If you saw Montage of Heck, you know that frontman Buzz Osborne introduced Kurt Cobain and Krist Novoselic to Dave Grohl. So it's no surprise that Nirvana would champion the Melvins to get signed to their first and only major-label record contract by Atlantic Records. But the three-year relationship with the label became a mutually not-so beneficial one for both parties. While Melvins' debut album, 1993's Houdini, contains arguably the group's two best known songs — "Honey Bucket" and "Hooch" — the record label promoted the band less and less with each subsequent album. By the time Stag dropped in 1996, no one was surprised to see Melvins released back into the wilds of the indie-label world.
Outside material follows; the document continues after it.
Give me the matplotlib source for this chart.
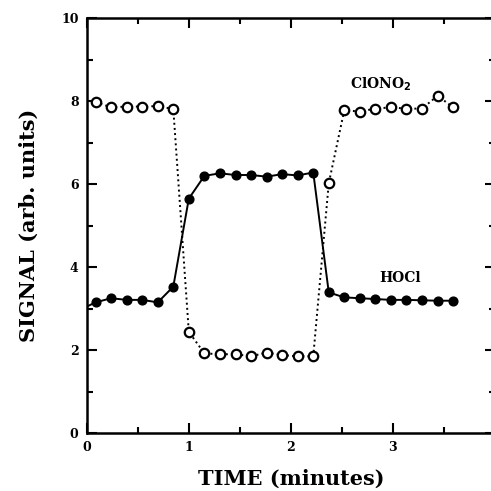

One gets the feeling that frontman Buzz Osborne catches a glimpse of a ghost from the past when asked about today's teens seeming disinterested in searching for underground artists, or how the critical thinkers of music have enthusiastically embraced pop music this decade. He audibly bristles at the notion and asks, "How is that a change? Are we supposed to act like pop wasn't embraced before now? I don't know that I agree that there was ever a time that critics and consumers didn't search for and embrace the most bland music possible. I don't know if that has ever changed. If you go back over the Top 40 charts for the last 50 to 60 years, you're not going to find that the music has really changed that much, honestly."
Osborne understands now, after more than three decades of performing, that the only thing he can truly rely on in the music business is that which he stamps his name on. Melvins have always been surrounded by a preconceived notion that the band has remained together for lo' these 30-plus years, which isn't necessarily the case. While the singer, along with drummer Dale Crover, have called the group home since 1984, the third — and sometimes fourth, in years when the trio expands to a four piece — has offered a revolving door for stoner-rock musicians who hope to make it a full-time gig. Osborne says that the firings are never premeditated, and he always holds out hope that the last hiring will indeed be the last hiring. But there's always something that foils those plans.
"You try to be as fair as you can, and let people have breathing room as much as possible," Osborne explains. "I believe in musical freedom, as far as letting them do their thing is concerned. But generally, the problems we have ever had with members have had nothing to do with music. It usually has everything to do with their personal lives and that sort of thing."
He continues, "The performances were never what I had a problem with. It's always the other times, the free times, and the extracurricular activities that come with that free time."
At the end of the day, the performance is what all of these years of exhausting world tours are all about. Osborne doesn't fall into the old musician trap of thinking kids have it easier these days. Instead, he believes that a young band with tons of followers on social media can be tricked into thinking they're ready to fill cavernous venues from coast-to-coast.
"I don't think you can just hit the road and make it work," Osborne says. "If anything, it can be counterproductive for a young band that isn't ready for that life yet. Unless you can go out and actually have it work, hitting the road and losing a lot of money playing to empty rooms is not a good idea."
He continues, "I am a big believer in technology and utilizing all of those new things that come from it, no question. I think the thing that works for us is just rehearsing and being good; I don't think that has changed. If we were starting out today, I would have an easier time this time around, just because I would know more now than I did back then. All musicians should just be as peculiar as possible. That's the best advice I can give."